Cerebral Palsy can’t stop me from surfing
Ashtan Davids loved to watch his brother surf. Looking on from the shore, he longed to join in the water. But Davids has Cerebral Palsy. Restricted muscle movement and coordination prevented him from accessing the surf safely. And even though Davids’ brother could take him out in the shallows, his chances of ever catching waves on his own were slim. Until someone flipped the situation on its head by positioning the board as the barrier, not Davids’ condition.
Inspired by Davids’ determination to become a surfer, Projects Abroad Surfing (PAS) offered their support to help him realise his dream. The first step was to have a custom board made.
Davids’ ride is cut to his body shape.
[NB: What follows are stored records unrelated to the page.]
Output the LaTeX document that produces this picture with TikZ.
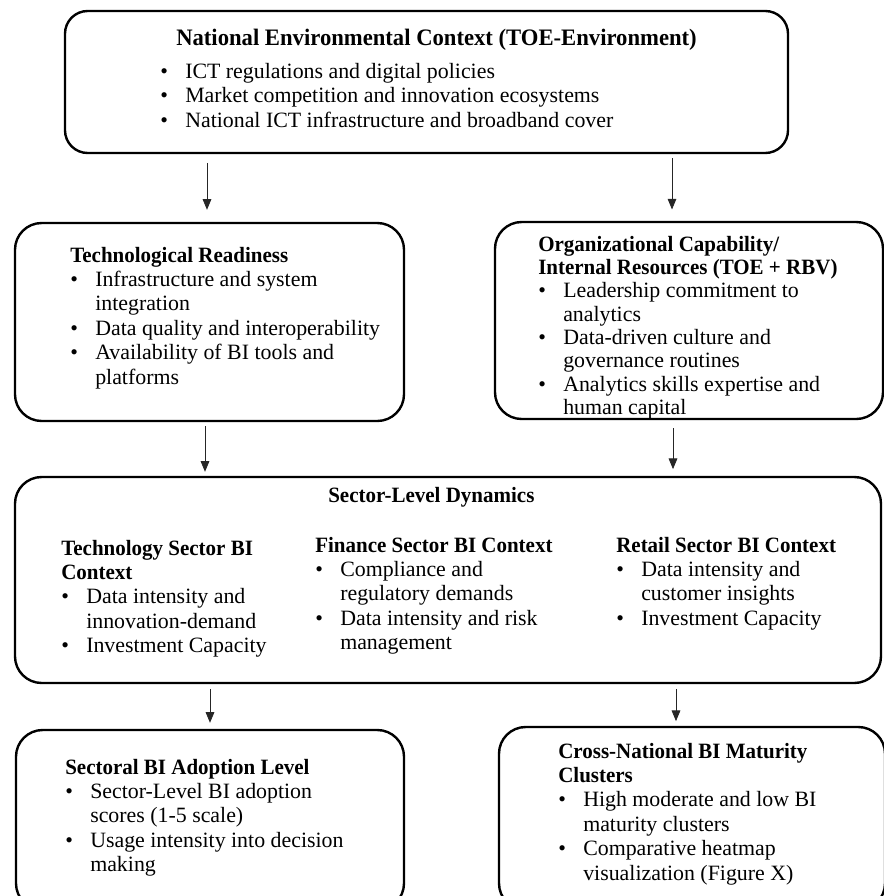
\documentclass[tikz,border=0pt]{standalone}
\usepackage{fontspec}
\setmainfont{Liberation Serif}[BoldFeatures={FakeStretch=0.96}]
\usetikzlibrary{arrows.meta}
\tikzset{
  >={Triangle[length=8pt,width=6.5pt]},
  box/.style={draw=black,line width=1.8pt,rounded corners=20pt,fill=white,inner sep=0pt},
  flow/.style={->,line width=.6pt,color=black!85},
  txt/.style={anchor=base west,inner sep=0pt,font=\fontsize{16.4}{18.3}\selectfont},
}
\newcommand{\bul}{\makebox[18.75pt][l]{\textbullet}}
\newcommand{\ind}{\hspace*{18.75pt}}

\begin{document}
\begin{tikzpicture}[x=0.75pt,y=-0.75pt]
  \useasboundingbox (0,0) rectangle (884,896);

  % boxes
  \node[box,rounded corners=17pt,minimum width=542.25pt,minimum height=106.5pt] (env) at (426.5,82) {};
  \node[box,minimum width=291.75pt,minimum height=148.5pt] (tech) at (209.5,322) {};
  \node[box,minimum width=291pt,minimum height=147.75pt] (org) at (689,320.5) {};
  \node[box,minimum width=649.5pt,minimum height=154.5pt] (sector) at (448,580) {};
  \node[box,minimum width=291pt,minimum height=135pt] (adopt) at (210,820) {};
  \node[box,minimum width=289.5pt,minimum height=137.25pt] (clus) at (692,818.5) {};

  % texts
  \node[txt,font=\fontsize{17.7}{18.3}\selectfont] (envtitle) at (176,45) {\textbf{National Environmental Context (TOE-Environment)}};
  \node[txt,font=\fontsize{16.4}{18.4}\selectfont] (envlist) at (160,78) {\begin{tabular}[t]{@{}l@{}}
    \bul ICT regulations and digital policies\\
    \bul Market competition and innovation ecosystems\\
    \bul National ICT infrastructure and broadband cover
  \end{tabular}};
  \node[txt] (techtxt) at (70,262) {\begin{tabular}[t]{@{}l@{}}
    \textbf{Technological Readiness}\\
    \bul Infrastructure and system\\
    \ind integration\\
    \bul Data quality and interoperability\\
    \bul Availability of BI tools and\\
    \ind platforms
  \end{tabular}};
  \node[txt,font=\fontsize{16.4}{17.5}\selectfont] (orgtxt) at (538,251) {\begin{tabular}[t]{@{}l@{}}
    \textbf{Organizational Capability/}\\
    \textbf{Internal Resources (TOE + RBV)}\\
    \bul Leadership commitment to\\
    \ind analytics\\
    \bul Data-driven culture and\\
    \ind governance routines\\
    \bul Analytics skills expertise and\\
    \ind human capital
  \end{tabular}};
  \node[txt] (sectortitle) at (328,502) {\textbf{Sector-Level Dynamics}};
  \node[txt] (techsec) at (61,555) {\begin{tabular}[t]{@{}l@{}}
    \textbf{Technology Sector BI}\\
    \textbf{Context}\\
    \bul Data intensity and\\
    \ind innovation-demand\\
    \bul Investment Capacity
  \end{tabular}};
  \node[txt] (finsec) at (315,552) {\begin{tabular}[t]{@{}l@{}}
    \textbf{Finance Sector BI Context}\\
    \bul Compliance and\\
    \ind regulatory demands\\
    \bul Data intensity and risk\\
    \ind management
  \end{tabular}};
  \node[txt] (retsec) at (616,552) {\begin{tabular}[t]{@{}l@{}}
    \textbf{Retail Sector BI Context}\\
    \bul Data intensity and\\
    \ind customer insights\\
    \bul Investment Capacity
  \end{tabular}};
  \node[txt] (adopttxt) at (65,774) {\begin{tabular}[t]{@{}l@{}}
    \textbf{Sectoral BI Adoption Level}\\
    \bul Sector-Level BI adoption\\
    \ind scores (1-5 scale)\\
    \bul Usage intensity into decision\\
    \ind making
  \end{tabular}};
  \node[txt] (clustxt) at (558,758) {\begin{tabular}[t]{@{}l@{}}
    \textbf{Cross-National BI Maturity}\\
    \textbf{Clusters}\\
    \bul High moderate and low BI\\
    \ind maturity clusters\\
    \bul Comparative heatmap\\
    \ind visualization (Figure X)
  \end{tabular}};

  % arrow columns
  \coordinate (c1) at (207,0);
  \coordinate (c2) at (672,0);
  \coordinate (c3) at (205,0);
  \coordinate (c4) at (673,0);
  \coordinate (c5) at (210,0);
  \coordinate (c6) at (676,0);

  \draw[flow,shorten <=6.5pt,shorten >=9pt] (env.south -| c1) -- (tech.north -| c1);
  \draw[flow,shorten <=3pt,shorten >=8.5pt] (env.south -| c2) -- (org.north -| c2);
  \draw[flow,shorten <=3pt,shorten >=3pt] (tech.south -| c3) -- (sector.north -| c3);
  \draw[flow,shorten <=6pt,shorten >=5pt] (org.south -| c4) -- (sector.north -| c4);
  \draw[flow,shorten <=3.5pt,shorten >=4.5pt] (sector.south -| c5) -- (adopt.north -| c5);
  \draw[flow,shorten <=3.5pt,shorten >=3.5pt] (sector.south -| c6) -- (clus.north -| c6);
\end{tikzpicture}
\end{document}
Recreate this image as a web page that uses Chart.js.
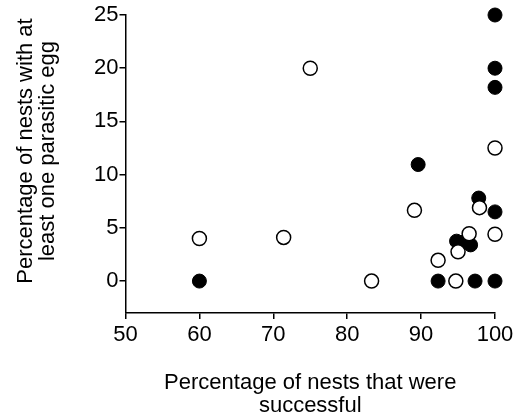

It’s kitted out with four handles and fins to give him maximum control. Putting in the hard graft on his side, he undergoes physiotherapy and muscle memory training to ensure that his body is up for the task. Thanks to the support of PAS and his family, who have always challenged him to grow, Davids has not only been able to surf, but become a competitive adaptive surfer – a phenomenal victory of spirit over body.
He competes in the Assisted Surfing category, meaning that he requires help to get to the backline and onto a wave, but mounts his board and rides alone. This branch of the sport is only just developing in South Africa. In fact, Davids took part in the country’s inaugural Adaptive Surfing Championship in October last year, placing second in his category. His success earned him a trip to California in December, where he represented South Africa in the World Adaptive Surfing Champs. This is an astonishing achievement considering that Davids’ life was once landlocked. No obstacle is too big when tackled with determination and a little help from others.